Se dovessimo racchiudere in un solo termine la caratteristica principale dell’opera, questo sarebbe “varietà”: varietà di personaggi, varietà di registri linguistici, ma soprattutto varietà di temi. Nel primo e nono giorno la lieta brigata sceglie di trattare un tema libero, mentre le tematiche affrontate nelle altre serate sono le seguenti: avventure a lieto fine quando la regina è Filomena; l’uso dell’ingegno quando Neifile è la regina; gli amori infelici per desiderio di Filostrato; la felicità raggiunta dopo grandi avventure o sventure affrontata mentre Fiammetta è la regina; le risposte argute grazie alle quali ci si allontana da situazioni pericolose per volere di Elissa; le beffe delle donne ai propri mariti mentre regna Dioneo; le beffe in generale quando è Lauretta la regina; infine, l’ultima giornata vede Panfilo come re che decide che si dovrà narrare di chi ha vissuto, con cortesia e magnanimità, avventure d’amore o di altro genere.
Per quanto concerne i personaggi, questi sono abilmente descritti con un grande approfondimento psicologico al punto da sembrare perfettamente reali.
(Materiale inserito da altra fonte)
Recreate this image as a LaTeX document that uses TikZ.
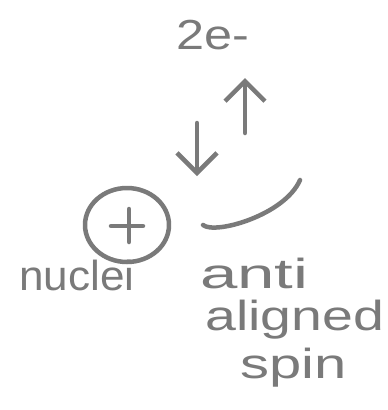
\documentclass[tikz,border=0pt]{standalone}
\usepackage{graphicx}
\usepackage{fontspec}
\setmainfont{Liberation Sans}
\usetikzlibrary{arrows.meta,shapes.geometric}
\definecolor{pen}{RGB}{122,122,122}
\newcommand{\wide}[2]{\scalebox{#1}[1]{#2}}
\begin{document}
\begin{tikzpicture}[x=1pt,y=-1pt,
  stroke/.style={draw=pen,line width=4.5pt,line cap=round,line join=round},
  spinarrow/.style={stroke,-{Straight Barb[length=20pt,width=40pt,line width=4.5pt]}},
  hand/.style={text=pen,inner sep=0pt,font=\fontsize{42}{44}\selectfont}]
  \useasboundingbox[fill=white] (0,0) rectangle (388,410);

  % electron pair label
  \node[hand,anchor=base] (pair) at (213,49) {\wide{1.2}{2e-}};

  % spin-up and spin-down electrons
  \coordinate (upS) at (245,133);
  \coordinate (upE) at (245,78);
  \draw[spinarrow] (upS) -- (upE);
  \coordinate (dnS) at (197,123);
  \coordinate (dnE) at (197,176);
  \draw[spinarrow] (dnS) -- (dnE);

  % nucleus with positive charge
  \node[stroke,ellipse,minimum width=84pt,minimum height=74pt,inner sep=0pt] (nuc) at (127,225) {};
  \coordinate (pl) at (111,226);
  \coordinate (pr) at (143,226);
  \coordinate (pt) at (129,209);
  \coordinate (pb) at (129,242);
  \draw[stroke] (pl) -- (pr);
  \draw[stroke] (pt) -- (pb);

  % pairing arc
  \coordinate (arcS) at (203,225);
  \coordinate (arcE) at (300,180);
  \draw[stroke] (arcS) .. controls (215,235) and (285,215) .. (arcE);

  % labels
  \node[hand,anchor=base west] (nuclei) at (19,290) {\wide{1.05}{nuclei}};
  \node[hand,anchor=base west] (anti) at (200,288) {\wide{1.6}{anti}};
  \node[hand,anchor=base west] (aligned) at (205,330) {\wide{1.32}{aligned}};
  \node[hand,anchor=base west] (spin) at (240,378) {\wide{1.38}{spin}};
\end{tikzpicture}
\end{document}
La scelta di questi personaggi è funzionale alla rappresentazione della società fiorentina del Trecento con le sue differenti sfumature e all’esaltazione dei valori del ceto borghese, protagonista e destinatario dell’opera. Dal momento che anche altri rami della società fanno la loro comparsa nel Decameron, questo è stato spesso definito come un esempio di “commedia umana” in netta contrapposizione con il capolavoro dantesco.
Infine, l’opera si ricorda anche per l’abilità linguistica e stilistica dal momento che ogni scelta lessicale risponde alla necessità di adeguare il linguaggio agli ambienti, ai tipi di personaggi e anche alle situazioni inscenate. In base ai personaggi si alterna un linguaggio solenne a uno più vivace e diretto e questa flessibilità fa in modo che ci si trovi in presenza di una grande ricchezza di vocaboli e di toni.